Each channel queue has its own retry policy and DLQ, so a Slack outage doesn't back-pressure email delivery. Webhooks have signed payloads and per-target backoff so a flaky consumer doesn't block traffic to healthy ones.

Trade-offs

Custom Lambda runtime instead of stock Node.js. Custom runtimes carry ownership cost — security updates, runtime bugs, opaque error modes. The benefit is faster cold starts (notifications are bursty), zero build pipeline (TypeScript runs as-is), and a smaller per-function package. Across dozens of small workers, the wins add up.

SNS + per-channel SQS instead of one queue. A single queue would be simpler operationally. The benefit of fan-out is per-channel isolation — failure in one channel doesn't slow others, channels can be added/removed independently, and per-channel retry tuning is possible.

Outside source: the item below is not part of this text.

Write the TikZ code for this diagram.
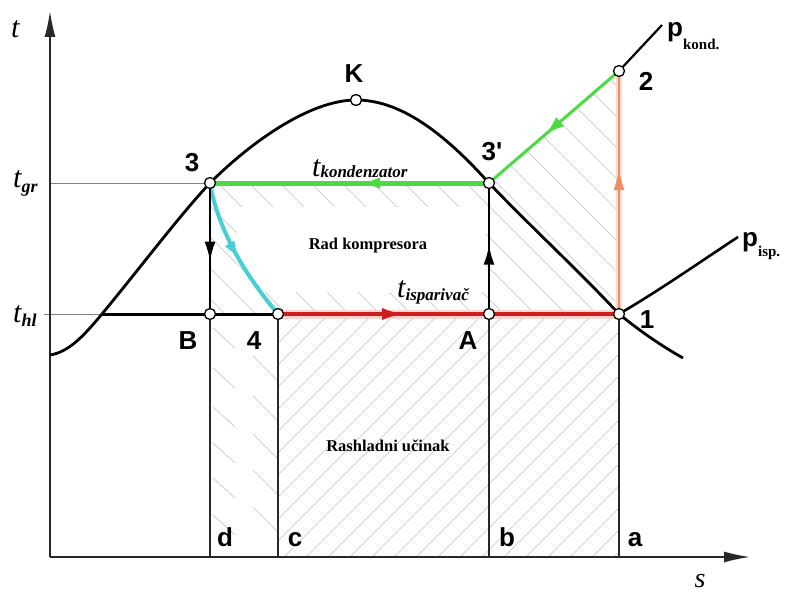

Logical intents instead of pre-rendered messages. Producers publishing "notify Y of X" rather than "send THIS Slack message to THAT channel" pushes formatting and recipient resolution into Notifier. The benefit is that channel-specific logic — mentions, threading, escalation policies, opt-outs — lives in one place instead of duplicated across every producer service.

Outcome

Centralization. Channel credentials, rate limits, and retry behavior live in one service instead of every microservice.
Channel isolation. A Slack outage stops Slack, not email. A flaky webhook target doesn't stall the platform.
Speed of adding channels. A new channel becomes a queue + worker, with zero changes to producers.
TypeScript without ceremony. The Bun runtime removes the build step, so the service stays close to plain TypeScript files — easier to read, faster to change.